Theta was created to solve a growing problem. The metaverse, synchronous livestream gaming, and higher-resolution videos all strain our internet infrastructure. And it’ll likely only worsen. This is why content-delivery networks (CDNs) have growing businesses — they speed up the internet by bringing it closer to the end consumer.
Theta could be faster than traditional CDNs because nodes are even closer to end consumers than traditional CDN infrastructure. And Theta intends to be a cheaper option as well — traditional CDNs can be pricey.
Here’s how it works: People can become network nodes by providing bandwidth and staking Theta tokens. For this service, they earn Theta Fuel (TFUEL -6.80%). Nodes sell this Theta Fuel to video platforms (like Theta.tv and Samsung VR). Video platforms pay Theta Fuel as videos are hosted and streamed. Some Theta Fuel is burned in the transaction. Some goes to end users to incentivize them to watch videos.
There are different levels for nodes, the most exclusive of which is the Enterprise Validator Node. Theta has some big players at this level, including Alphabet‘s Google, Sony, and Samsung. These companies are dreaming up big ideas. But these ideas will be bandwidth hogs. Therefore, it’s clear why they’re interested in Theta.
By the way, these tech giants might be tempted to develop their own solution to the faster-internet problem. But Theta’s idea is patented, which might be why they’re choosing partnership instead.
Theta’s primary use case right now is video streaming. But the project intends to launch the fourth iteration of its main net before the end of the year. This new version is intended to open up new use cases for Theta, including web hosting. However, different applications have different blockchain needs, which is partly why we have so many layer-1 blockchains to begin with. Different chains solve different problems.
Theta plans to allow greater developer flexibility with subchains. Developers can build what they need. But all subchains are going to speak Theta’s language, and will all use Theta Fuel as a standardized gas token. This eliminates the need for potentially problematic bridges.
Image source: Getty Images.
Theta is certainly a big idea that could be extremely valuable. But don’t think I’m some crypto clairvoyant predicting life-changing gains in Theta — as recently as last month, I believed Terra’s Luna was a good buy. And it went to zero.

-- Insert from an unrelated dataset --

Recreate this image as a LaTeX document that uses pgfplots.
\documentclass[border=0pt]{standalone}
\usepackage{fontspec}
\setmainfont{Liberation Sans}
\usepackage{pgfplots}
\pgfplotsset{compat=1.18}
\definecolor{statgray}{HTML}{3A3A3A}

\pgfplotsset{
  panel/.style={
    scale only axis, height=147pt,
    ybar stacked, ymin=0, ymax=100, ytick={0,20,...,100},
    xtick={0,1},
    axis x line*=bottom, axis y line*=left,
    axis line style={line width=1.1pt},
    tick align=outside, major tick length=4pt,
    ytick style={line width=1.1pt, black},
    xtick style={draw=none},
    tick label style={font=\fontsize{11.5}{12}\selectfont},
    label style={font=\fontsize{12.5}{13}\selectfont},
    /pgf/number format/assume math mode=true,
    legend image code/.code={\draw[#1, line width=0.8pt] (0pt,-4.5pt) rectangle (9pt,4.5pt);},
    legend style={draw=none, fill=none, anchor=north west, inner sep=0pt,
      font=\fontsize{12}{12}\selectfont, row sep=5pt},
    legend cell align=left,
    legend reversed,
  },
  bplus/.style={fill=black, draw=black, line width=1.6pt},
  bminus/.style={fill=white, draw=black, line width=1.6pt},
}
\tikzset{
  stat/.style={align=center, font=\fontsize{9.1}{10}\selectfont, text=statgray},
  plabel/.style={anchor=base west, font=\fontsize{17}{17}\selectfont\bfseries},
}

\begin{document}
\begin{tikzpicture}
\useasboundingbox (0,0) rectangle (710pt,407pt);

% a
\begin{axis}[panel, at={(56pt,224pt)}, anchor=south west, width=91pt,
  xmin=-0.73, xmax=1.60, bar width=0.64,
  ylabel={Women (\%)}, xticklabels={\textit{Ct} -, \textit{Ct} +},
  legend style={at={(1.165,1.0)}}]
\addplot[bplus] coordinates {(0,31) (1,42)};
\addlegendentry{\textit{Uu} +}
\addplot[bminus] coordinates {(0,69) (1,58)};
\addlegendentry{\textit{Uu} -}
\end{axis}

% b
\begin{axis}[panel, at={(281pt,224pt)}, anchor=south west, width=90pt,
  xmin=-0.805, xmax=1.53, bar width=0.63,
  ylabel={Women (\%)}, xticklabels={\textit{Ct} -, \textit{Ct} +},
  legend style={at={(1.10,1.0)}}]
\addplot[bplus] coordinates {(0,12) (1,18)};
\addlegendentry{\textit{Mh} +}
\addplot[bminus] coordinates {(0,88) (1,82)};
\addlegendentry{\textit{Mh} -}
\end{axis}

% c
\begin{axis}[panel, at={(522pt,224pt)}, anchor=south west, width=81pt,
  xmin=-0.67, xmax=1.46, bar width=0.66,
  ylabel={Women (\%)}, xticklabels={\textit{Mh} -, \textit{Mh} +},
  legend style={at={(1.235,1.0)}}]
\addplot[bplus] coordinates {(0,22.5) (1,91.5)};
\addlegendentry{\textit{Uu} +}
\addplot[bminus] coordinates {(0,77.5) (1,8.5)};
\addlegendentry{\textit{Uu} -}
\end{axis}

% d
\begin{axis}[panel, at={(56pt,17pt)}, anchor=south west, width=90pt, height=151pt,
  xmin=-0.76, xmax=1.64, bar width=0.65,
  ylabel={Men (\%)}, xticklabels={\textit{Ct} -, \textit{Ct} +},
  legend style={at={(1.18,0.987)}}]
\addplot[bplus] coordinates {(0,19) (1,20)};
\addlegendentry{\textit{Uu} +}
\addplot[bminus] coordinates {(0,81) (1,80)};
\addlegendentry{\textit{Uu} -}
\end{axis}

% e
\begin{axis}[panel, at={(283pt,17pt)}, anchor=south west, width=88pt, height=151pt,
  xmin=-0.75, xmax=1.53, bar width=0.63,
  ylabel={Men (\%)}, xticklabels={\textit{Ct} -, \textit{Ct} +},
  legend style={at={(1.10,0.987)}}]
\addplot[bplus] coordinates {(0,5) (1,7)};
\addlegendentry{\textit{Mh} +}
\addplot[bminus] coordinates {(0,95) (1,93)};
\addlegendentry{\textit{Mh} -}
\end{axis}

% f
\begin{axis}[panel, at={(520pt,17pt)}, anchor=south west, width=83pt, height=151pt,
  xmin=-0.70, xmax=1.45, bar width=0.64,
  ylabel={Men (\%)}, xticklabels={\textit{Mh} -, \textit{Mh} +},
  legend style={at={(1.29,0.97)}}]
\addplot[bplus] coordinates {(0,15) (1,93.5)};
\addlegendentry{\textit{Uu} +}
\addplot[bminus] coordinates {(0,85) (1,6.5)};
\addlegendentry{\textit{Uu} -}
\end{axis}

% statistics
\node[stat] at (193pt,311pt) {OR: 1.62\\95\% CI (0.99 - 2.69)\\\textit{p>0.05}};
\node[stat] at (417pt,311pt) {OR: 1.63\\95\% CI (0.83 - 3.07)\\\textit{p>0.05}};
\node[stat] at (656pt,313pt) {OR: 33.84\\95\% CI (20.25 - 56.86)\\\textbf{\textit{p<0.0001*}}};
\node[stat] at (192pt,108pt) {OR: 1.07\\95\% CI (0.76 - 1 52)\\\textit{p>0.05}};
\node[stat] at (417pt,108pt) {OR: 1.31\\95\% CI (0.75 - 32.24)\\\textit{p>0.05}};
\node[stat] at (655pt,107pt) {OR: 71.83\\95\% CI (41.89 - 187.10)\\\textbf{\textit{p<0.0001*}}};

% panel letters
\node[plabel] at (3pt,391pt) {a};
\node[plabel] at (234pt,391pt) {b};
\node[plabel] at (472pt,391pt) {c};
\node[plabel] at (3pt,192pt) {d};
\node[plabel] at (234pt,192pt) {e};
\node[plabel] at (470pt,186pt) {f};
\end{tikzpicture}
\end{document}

However, even if I’m a blind squirrel, I might still find an acorn occasionally by accident. Therefore, Theta skeptics here should focus on shortcomings in the message, not the messenger. And indeed, there’s reason to approach Theta with caution.

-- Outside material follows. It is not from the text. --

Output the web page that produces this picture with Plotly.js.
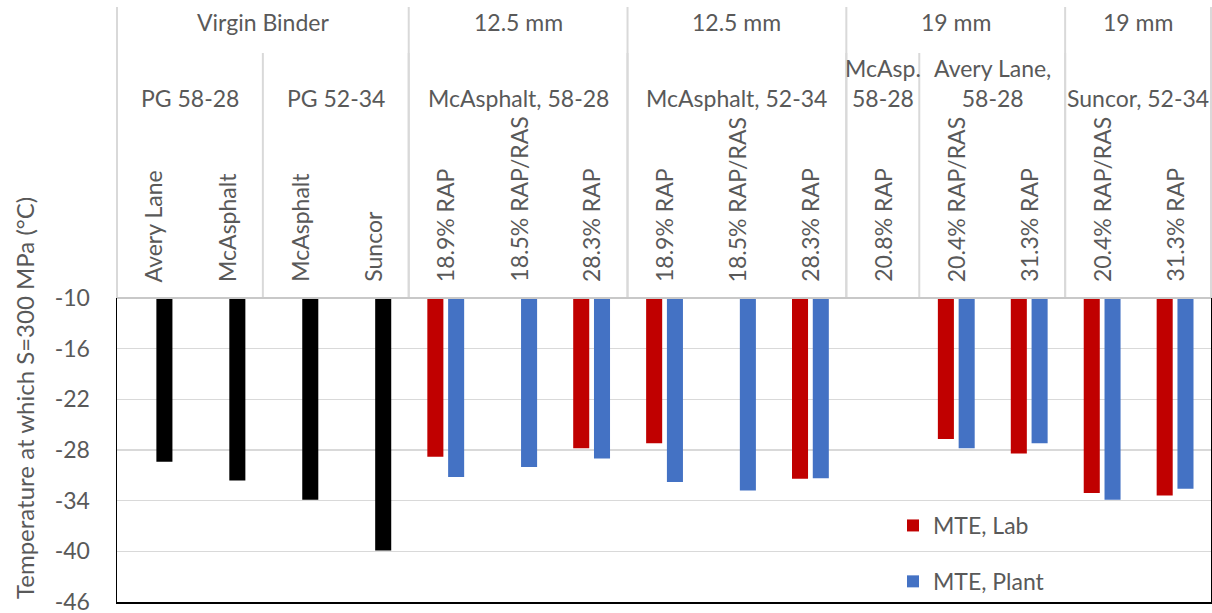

I fear Theta’s success is being driven by the wrong things so far. For this project to be viable long term, it doesn’t matter which players are involved at the top. To the contrary, end consumers need to actually be using it — watching videos, etc. However, there isn’t much content available for streaming now. And the connection can be spotty, despite its mission to improve delivery speeds.

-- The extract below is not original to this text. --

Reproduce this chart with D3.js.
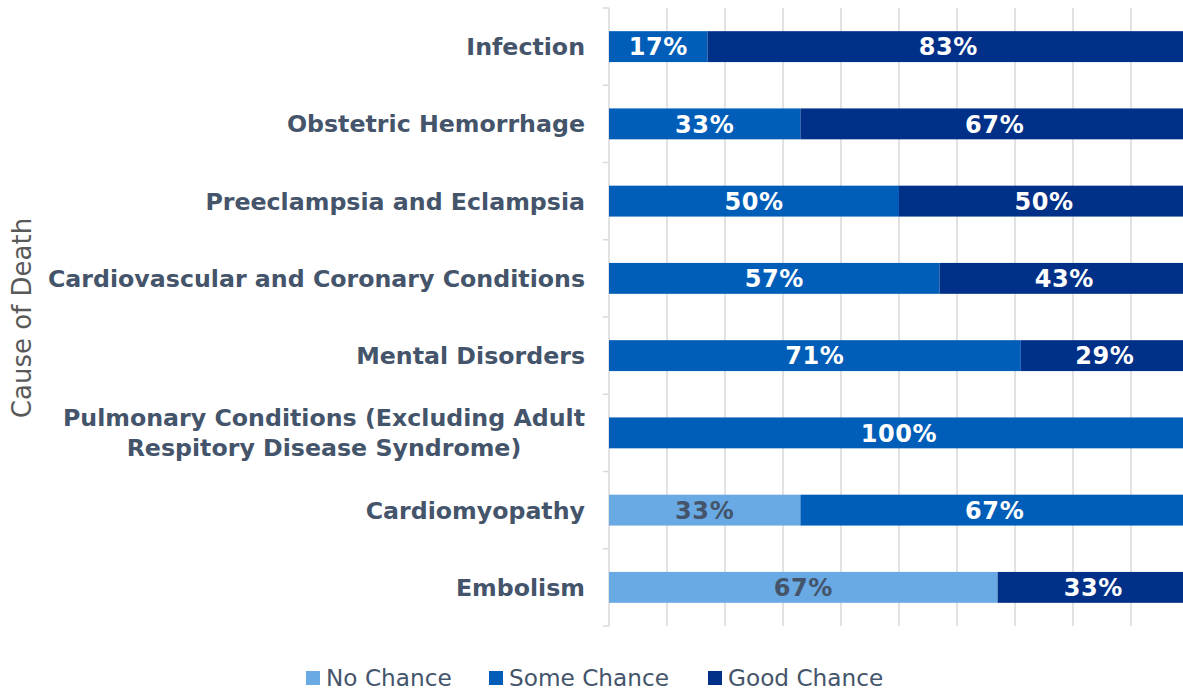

Weak user adoption could be because of node incentives. While Google and Sony are at the Enterprise Validator level, the network needs thousands more edge nodes to truly be better than traditional CDNs for everyone. Edge nodes earn Theta Fuel. But this token is down about 90% from its all-time high. Simply put, the incentive to provide edge-node services may be too weak. And weak incentives keep new nodes on the sidelines, and leave connection speeds wanting. 
That said, maybe a simpler explanation is it’s still very early with Theta, and user adoption will come.
To close, I consider cryptocurrency to be a speculative investment, worthy of only a very small percentage of a diversified investment portfolio. Within that small portion of the portfolio, I diversify my crypto holdings, but recognize many of the more obscure projects will likely fail. Theta could be one of those failures, which is why one shouldn’t buy much here. However, I do like Theta more than most cryptocurrencies because of its potential and progress to date.